NEW YORK – Yahoo il giorno dopo si difende. Al reportage della Reuters nel quale si accusa l’azienda di Sunnyvale di aver permesso agli 007 americani di accedere lo scorso anno a centinaia di milioni di account email private, arrivano le prime dichiarazioni ufficiali del gruppo guidato da Marissa Mayer: “Si tratta di notizie fuorvianti. Abbiamo sempre usato un criterio restrittivo nel consentire alle autorità di accedere ai dati personali del clienti”. Inoltre, spiega Yahoo, “un controllo delle email in entrata come viene descritto nel reportage non esiste nei nostri sistemi”. Non si dice di non aver aperto le porte alle agenzie di sicurezza come Nsa e Fbi, ma si sottolinea di averle aperte solo un poco. L’inchiesta giornalistica sembra affermare il contrario. E i contrasti che nel 2015 portarono alle dimissioni dell’ex responsabile della sicurezza di Yahoo, Alex Stamos, sembrano confermare lo scenario descritto.

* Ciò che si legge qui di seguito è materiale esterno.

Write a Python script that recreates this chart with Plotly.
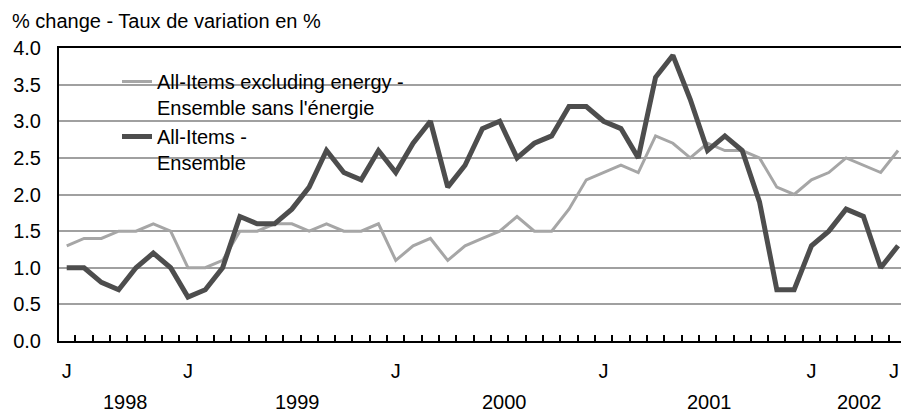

Fatto sta che queste rivelazioni hanno terminato un vero e proprio sisma nell’azienda, accusata nelle scorse settimane di aver taciuto una colossale compromissione dei suoi account (almeno mezzo miliardo) da parte di hacker probabilmente per non compromettere la delicata fase di vendita della compagnia a Verizon. Si tratta di un caso “senza precedenti e incostituzionale”, accusa la principale associazione americana per la difesa dei diritti civili, l’American Civil Liberties Union che punta il dito contro il gigante web per non essersi opposto alla richiesta delle agenzie di intelligence federali. “Gli utenti contano sul fatto che le società tecnologiche proteggano i loro diritti e difendano il loro dati di fronte a richieste di spionaggio”. E questo, pare, non accaduto. Anzi.
Alzano le mani gli altri giganti Usa del web, da Google a Microsoft passando per Apple, e – nonostante nel 2013 molte di loro vennero indicate dal Washington Post come aderenti al programma di sorveglianza Prism – adesso prendono le distanze da Yahoo. “A noi non è mai arrivata una richiesta del genere, ma se fosse successo la nostra risposta sarebbe stata solo una: in nessun modo”, assicura Google che gestisce il servizio di posta Gmail. Anche Microsoft afferma di non aver mai controllato in massa account email per fornire informazioni agli 007: “Nessun traffico segreto di email come è stato riportato su Yahoo”. Rassicurazioni arrivano anche dalla Apple, da sempre in prima linea contro le pressioni degli investigatori che chiedono spesso d violare la privacy degli utenti nell’ambito delle indagini sul terrorismo: “Non abbiamo mai ricevuto una richiesta di questo tipo. Se fosse accaduto ci saremmo opposti davanti alla Corte”. Come nel caso della richiesta di scardinare la protezione dell’iPhone di uno degli autori della strage di San Bernardino. A sbloccarlo, almeno ufficialmente, pensò allora un hacker per conto dell’Fbi.